The perception of all of our systems and the services we deliver is what really counts. I heard someone recently paraphrase a well known saying. I don't remember it exactly, but it was something like "People never remember the quality code we deliver, but they never forget the lack of quality in our code."

That's true, no matter what we deliver. Our users don't remember the 500 days our database server ran without an issue; they remember the day it was down. They remember when our application rollout broke something or made them work more. And they definitely remember when the application is slow or doesn't help them in their jobs.

As an IT group, even as technologists in general, we have to  take this into consideration when we design and build solutions. Building great software doesn't just mean meeting the specifications we were given to  the letter, or duplicating the functionality that we think is being performed or we think is needed. 

We need to make sure that our systems work with the user, that help the user and make their jobs easier. It has to provide some tangible benefits to the end user or they just don't perceive it as being useful to them.
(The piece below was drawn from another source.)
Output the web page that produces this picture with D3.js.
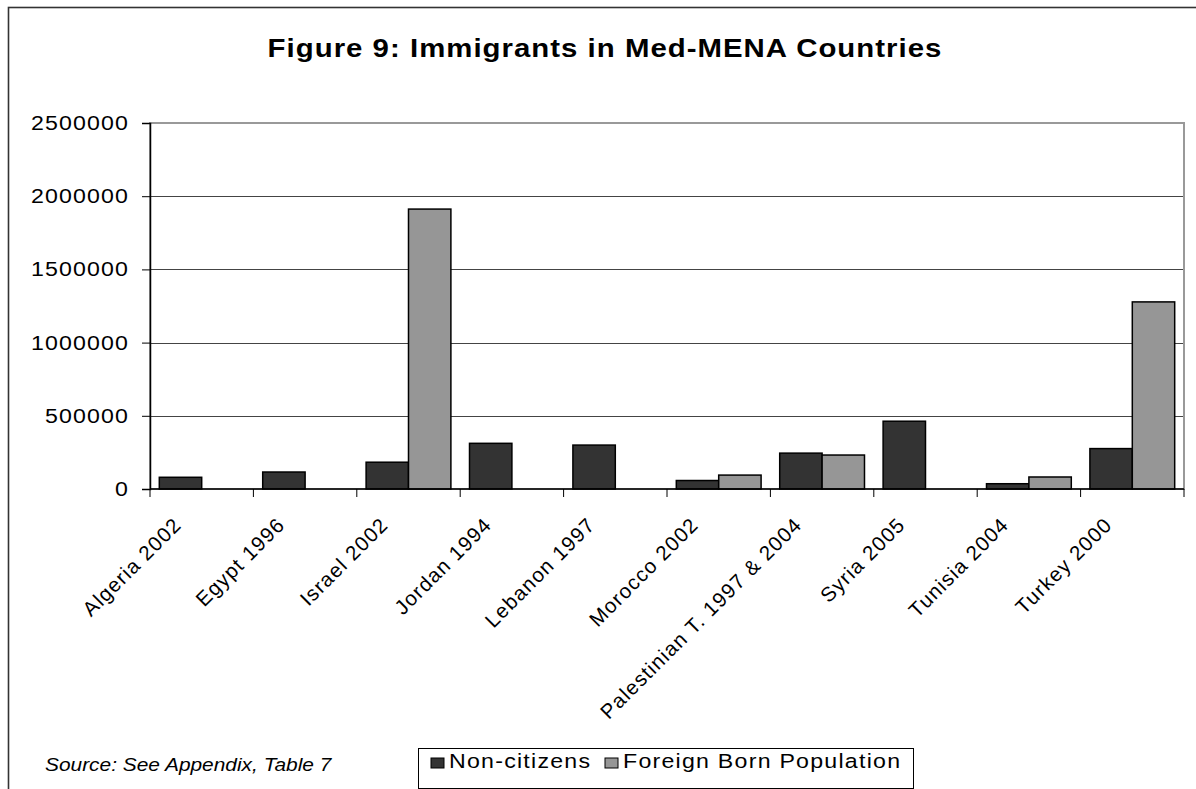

I've rolled out applications before that had cool, new features that hadn't existed before, or we had incorporated new functionality they had requested. But for some reason it didn't work well, or smoothly, or the user didn't understand how to use the system. The perception was that the application was a failure.

None of us wants to be in that situation. We don't want our work to go unappreciated. To do that we need to take the users' perception into account when we're designing and building software. We need lots of feedback as we go along and make sure we're building the application the users actually want.